*Data segment*.

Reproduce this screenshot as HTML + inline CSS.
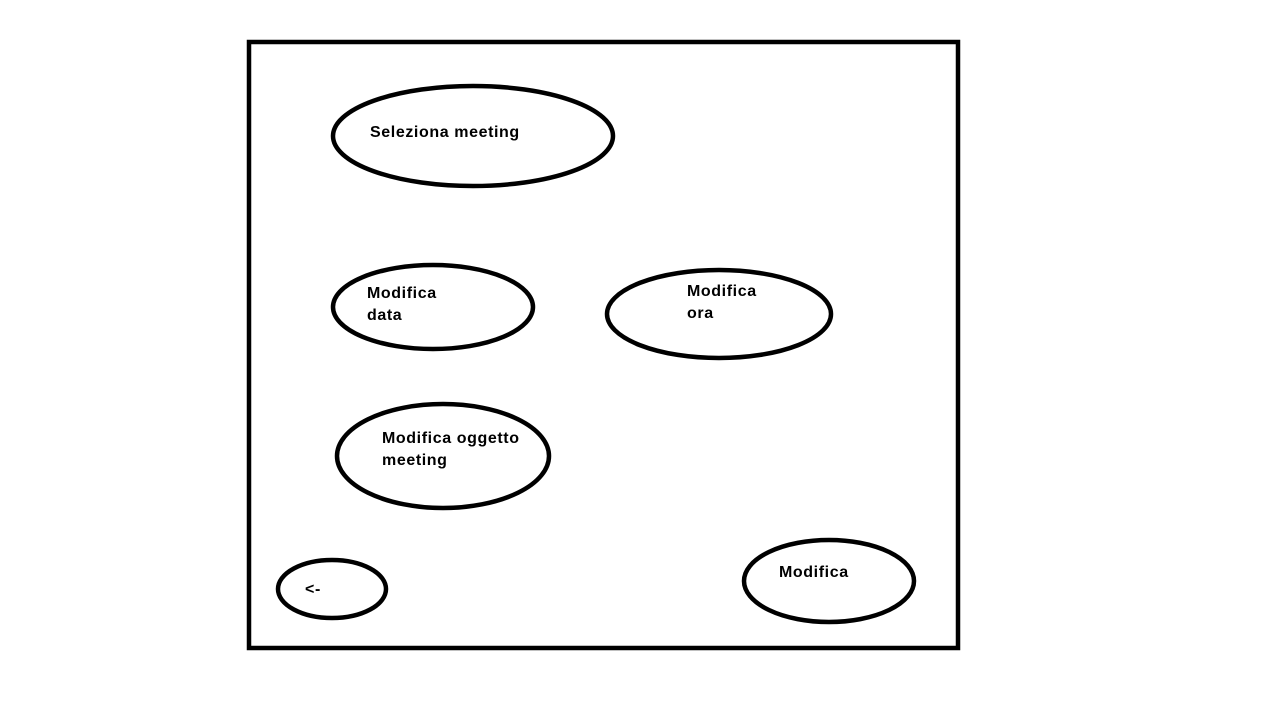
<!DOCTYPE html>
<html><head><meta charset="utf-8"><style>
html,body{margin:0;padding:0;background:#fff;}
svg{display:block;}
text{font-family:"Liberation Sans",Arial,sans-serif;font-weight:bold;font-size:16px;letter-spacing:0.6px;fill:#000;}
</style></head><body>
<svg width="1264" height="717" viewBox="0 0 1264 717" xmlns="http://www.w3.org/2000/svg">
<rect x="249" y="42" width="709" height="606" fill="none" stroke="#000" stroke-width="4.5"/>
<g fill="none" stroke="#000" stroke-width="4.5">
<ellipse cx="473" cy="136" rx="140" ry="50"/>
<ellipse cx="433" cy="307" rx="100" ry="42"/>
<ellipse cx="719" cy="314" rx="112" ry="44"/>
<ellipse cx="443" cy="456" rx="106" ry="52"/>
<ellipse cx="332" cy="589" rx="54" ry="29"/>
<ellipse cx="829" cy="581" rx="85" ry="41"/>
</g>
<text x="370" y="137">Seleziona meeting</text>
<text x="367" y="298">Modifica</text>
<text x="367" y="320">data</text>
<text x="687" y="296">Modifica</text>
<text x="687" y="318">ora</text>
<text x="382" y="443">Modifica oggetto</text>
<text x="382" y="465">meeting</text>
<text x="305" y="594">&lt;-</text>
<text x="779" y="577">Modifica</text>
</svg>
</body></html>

*Directions for this task*. Take the listing and print it again exactly, but without any pictures.

*Response to the exercise*.
Reproduce this screenshot as HTML + inline CSS.
<!DOCTYPE html>
<html><head><meta charset="utf-8"><style>
html,body{margin:0;padding:0;background:#fff;}
svg{display:block;}
text{font-family:"Liberation Sans",Arial,sans-serif;font-weight:bold;font-size:16px;letter-spacing:0.6px;fill:#000;}
</style></head><body>
<svg width="1264" height="717" viewBox="0 0 1264 717" xmlns="http://www.w3.org/2000/svg">
<rect x="249" y="42" width="709" height="606" fill="none" stroke="#000" stroke-width="4.5"/>
<g fill="none" stroke="#000" stroke-width="4.5">
<ellipse cx="473" cy="136" rx="140" ry="50"/>
<ellipse cx="433" cy="307" rx="100" ry="42"/>
<ellipse cx="719" cy="314" rx="112" ry="44"/>
<ellipse cx="443" cy="456" rx="106" ry="52"/>
<ellipse cx="332" cy="589" rx="54" ry="29"/>
<ellipse cx="829" cy="581" rx="85" ry="41"/>
</g>
<text x="370" y="137">Seleziona meeting</text>
<text x="367" y="298">Modifica</text>
<text x="367" y="320">data</text>
<text x="687" y="296">Modifica</text>
<text x="687" y="318">ora</text>
<text x="382" y="443">Modifica oggetto</text>
<text x="382" y="465">meeting</text>
<text x="305" y="594">&lt;-</text>
<text x="779" y="577">Modifica</text>
</svg>
</body></html>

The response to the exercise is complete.